The request
Pictures do not belong in your copy. Repeat all the other data exactly.

Recorded information
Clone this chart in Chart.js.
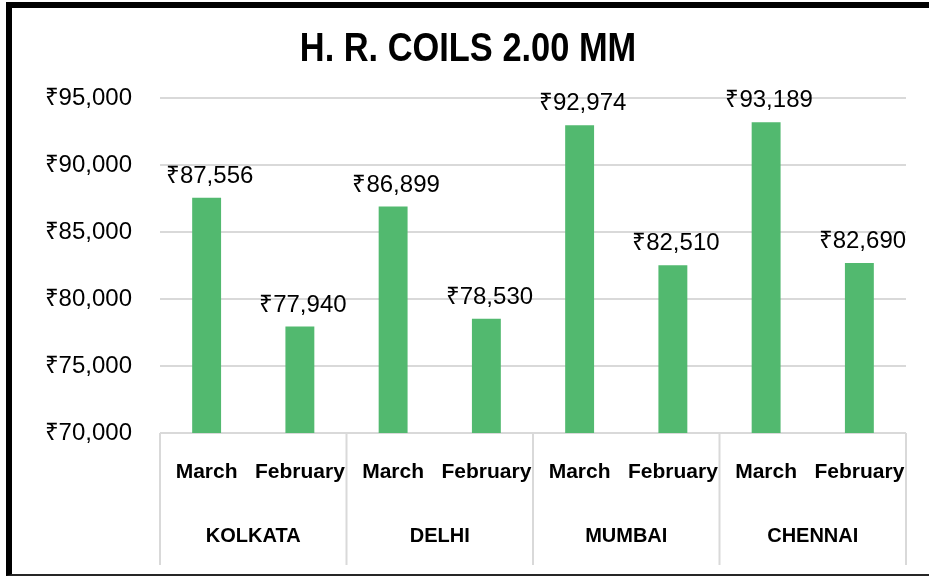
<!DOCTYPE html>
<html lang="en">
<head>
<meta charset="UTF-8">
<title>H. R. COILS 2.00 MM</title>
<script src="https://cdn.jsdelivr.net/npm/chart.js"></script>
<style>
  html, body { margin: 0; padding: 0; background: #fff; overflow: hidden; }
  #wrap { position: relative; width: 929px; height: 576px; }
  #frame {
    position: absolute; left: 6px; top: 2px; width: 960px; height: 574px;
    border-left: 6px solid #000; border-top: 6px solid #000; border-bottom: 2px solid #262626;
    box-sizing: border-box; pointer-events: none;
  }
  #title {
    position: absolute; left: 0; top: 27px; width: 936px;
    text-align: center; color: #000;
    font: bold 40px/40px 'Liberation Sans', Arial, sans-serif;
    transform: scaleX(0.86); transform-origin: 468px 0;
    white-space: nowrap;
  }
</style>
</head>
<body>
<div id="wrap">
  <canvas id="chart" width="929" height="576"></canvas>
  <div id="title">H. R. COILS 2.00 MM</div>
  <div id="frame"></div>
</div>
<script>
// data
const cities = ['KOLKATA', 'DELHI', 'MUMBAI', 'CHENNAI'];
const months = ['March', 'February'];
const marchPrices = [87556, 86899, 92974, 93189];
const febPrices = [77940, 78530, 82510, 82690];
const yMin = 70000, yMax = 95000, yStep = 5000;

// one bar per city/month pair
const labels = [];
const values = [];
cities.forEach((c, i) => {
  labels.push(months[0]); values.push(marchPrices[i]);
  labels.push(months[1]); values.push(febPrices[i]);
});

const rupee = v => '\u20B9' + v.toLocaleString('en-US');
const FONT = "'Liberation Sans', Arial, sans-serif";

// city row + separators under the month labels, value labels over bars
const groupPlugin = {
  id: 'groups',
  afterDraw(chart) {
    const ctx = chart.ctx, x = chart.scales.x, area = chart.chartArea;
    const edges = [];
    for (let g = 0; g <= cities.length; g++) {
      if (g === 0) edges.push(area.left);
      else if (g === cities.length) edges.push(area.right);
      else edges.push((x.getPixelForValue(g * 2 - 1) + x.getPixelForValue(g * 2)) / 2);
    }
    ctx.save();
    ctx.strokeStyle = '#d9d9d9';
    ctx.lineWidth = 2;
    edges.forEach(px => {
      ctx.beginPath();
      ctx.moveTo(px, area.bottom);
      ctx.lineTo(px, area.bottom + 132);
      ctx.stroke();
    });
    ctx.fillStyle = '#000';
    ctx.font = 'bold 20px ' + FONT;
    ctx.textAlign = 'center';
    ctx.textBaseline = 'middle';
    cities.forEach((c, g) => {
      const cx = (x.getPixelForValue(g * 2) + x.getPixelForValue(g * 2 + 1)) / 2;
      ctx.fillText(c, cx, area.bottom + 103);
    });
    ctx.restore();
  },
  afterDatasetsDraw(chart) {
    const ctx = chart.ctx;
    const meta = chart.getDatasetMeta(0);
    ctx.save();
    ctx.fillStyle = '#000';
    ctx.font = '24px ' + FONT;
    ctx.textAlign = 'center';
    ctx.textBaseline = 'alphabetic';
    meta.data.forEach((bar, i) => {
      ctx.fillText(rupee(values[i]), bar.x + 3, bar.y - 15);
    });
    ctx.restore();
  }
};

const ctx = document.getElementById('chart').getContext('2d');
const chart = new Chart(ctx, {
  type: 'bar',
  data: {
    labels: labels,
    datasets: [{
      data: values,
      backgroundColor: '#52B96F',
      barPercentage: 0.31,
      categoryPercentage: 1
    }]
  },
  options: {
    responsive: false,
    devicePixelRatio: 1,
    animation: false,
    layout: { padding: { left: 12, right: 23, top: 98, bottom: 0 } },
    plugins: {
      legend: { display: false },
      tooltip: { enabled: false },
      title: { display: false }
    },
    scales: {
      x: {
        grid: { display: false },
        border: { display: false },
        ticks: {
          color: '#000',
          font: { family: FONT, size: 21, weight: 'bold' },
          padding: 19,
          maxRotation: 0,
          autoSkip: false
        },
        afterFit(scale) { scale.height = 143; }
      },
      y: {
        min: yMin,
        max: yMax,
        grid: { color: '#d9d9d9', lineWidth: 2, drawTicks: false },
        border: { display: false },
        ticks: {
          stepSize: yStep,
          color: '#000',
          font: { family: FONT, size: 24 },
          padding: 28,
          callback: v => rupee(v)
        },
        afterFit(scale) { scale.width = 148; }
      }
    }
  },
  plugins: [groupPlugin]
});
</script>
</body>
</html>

Expected output
Clone this chart in Chart.js.
<!DOCTYPE html>
<html lang="en">
<head>
<meta charset="UTF-8">
<title>H. R. COILS 2.00 MM</title>
<script src="https://cdn.jsdelivr.net/npm/chart.js"></script>
<style>
  html, body { margin: 0; padding: 0; background: #fff; overflow: hidden; }
  #wrap { position: relative; width: 929px; height: 576px; }
  #frame {
    position: absolute; left: 6px; top: 2px; width: 960px; height: 574px;
    border-left: 6px solid #000; border-top: 6px solid #000; border-bottom: 2px solid #262626;
    box-sizing: border-box; pointer-events: none;
  }
  #title {
    position: absolute; left: 0; top: 27px; width: 936px;
    text-align: center; color: #000;
    font: bold 40px/40px 'Liberation Sans', Arial, sans-serif;
    transform: scaleX(0.86); transform-origin: 468px 0;
    white-space: nowrap;
  }
</style>
</head>
<body>
<div id="wrap">
  <canvas id="chart" width="929" height="576"></canvas>
  <div id="title">H. R. COILS 2.00 MM</div>
  <div id="frame"></div>
</div>
<script>
// data
const cities = ['KOLKATA', 'DELHI', 'MUMBAI', 'CHENNAI'];
const months = ['March', 'February'];
const marchPrices = [87556, 86899, 92974, 93189];
const febPrices = [77940, 78530, 82510, 82690];
const yMin = 70000, yMax = 95000, yStep = 5000;

// one bar per city/month pair
const labels = [];
const values = [];
cities.forEach((c, i) => {
  labels.push(months[0]); values.push(marchPrices[i]);
  labels.push(months[1]); values.push(febPrices[i]);
});

const rupee = v => '\u20B9' + v.toLocaleString('en-US');
const FONT = "'Liberation Sans', Arial, sans-serif";

// city row + separators under the month labels, value labels over bars
const groupPlugin = {
  id: 'groups',
  afterDraw(chart) {
    const ctx = chart.ctx, x = chart.scales.x, area = chart.chartArea;
    const edges = [];
    for (let g = 0; g <= cities.length; g++) {
      if (g === 0) edges.push(area.left);
      else if (g === cities.length) edges.push(area.right);
      else edges.push((x.getPixelForValue(g * 2 - 1) + x.getPixelForValue(g * 2)) / 2);
    }
    ctx.save();
    ctx.strokeStyle = '#d9d9d9';
    ctx.lineWidth = 2;
    edges.forEach(px => {
      ctx.beginPath();
      ctx.moveTo(px, area.bottom);
      ctx.lineTo(px, area.bottom + 132);
      ctx.stroke();
    });
    ctx.fillStyle = '#000';
    ctx.font = 'bold 20px ' + FONT;
    ctx.textAlign = 'center';
    ctx.textBaseline = 'middle';
    cities.forEach((c, g) => {
      const cx = (x.getPixelForValue(g * 2) + x.getPixelForValue(g * 2 + 1)) / 2;
      ctx.fillText(c, cx, area.bottom + 103);
    });
    ctx.restore();
  },
  afterDatasetsDraw(chart) {
    const ctx = chart.ctx;
    const meta = chart.getDatasetMeta(0);
    ctx.save();
    ctx.fillStyle = '#000';
    ctx.font = '24px ' + FONT;
    ctx.textAlign = 'center';
    ctx.textBaseline = 'alphabetic';
    meta.data.forEach((bar, i) => {
      ctx.fillText(rupee(values[i]), bar.x + 3, bar.y - 15);
    });
    ctx.restore();
  }
};

const ctx = document.getElementById('chart').getContext('2d');
const chart = new Chart(ctx, {
  type: 'bar',
  data: {
    labels: labels,
    datasets: [{
      data: values,
      backgroundColor: '#52B96F',
      barPercentage: 0.31,
      categoryPercentage: 1
    }]
  },
  options: {
    responsive: false,
    devicePixelRatio: 1,
    animation: false,
    layout: { padding: { left: 12, right: 23, top: 98, bottom: 0 } },
    plugins: {
      legend: { display: false },
      tooltip: { enabled: false },
      title: { display: false }
    },
    scales: {
      x: {
        grid: { display: false },
        border: { display: false },
        ticks: {
          color: '#000',
          font: { family: FONT, size: 21, weight: 'bold' },
          padding: 19,
          maxRotation: 0,
          autoSkip: false
        },
        afterFit(scale) { scale.height = 143; }
      },
      y: {
        min: yMin,
        max: yMax,
        grid: { color: '#d9d9d9', lineWidth: 2, drawTicks: false },
        border: { display: false },
        ticks: {
          stepSize: yStep,
          color: '#000',
          font: { family: FONT, size: 24 },
          padding: 28,
          callback: v => rupee(v)
        },
        afterFit(scale) { scale.width = 148; }
      }
    }
  },
  plugins: [groupPlugin]
});
</script>
</body>
</html>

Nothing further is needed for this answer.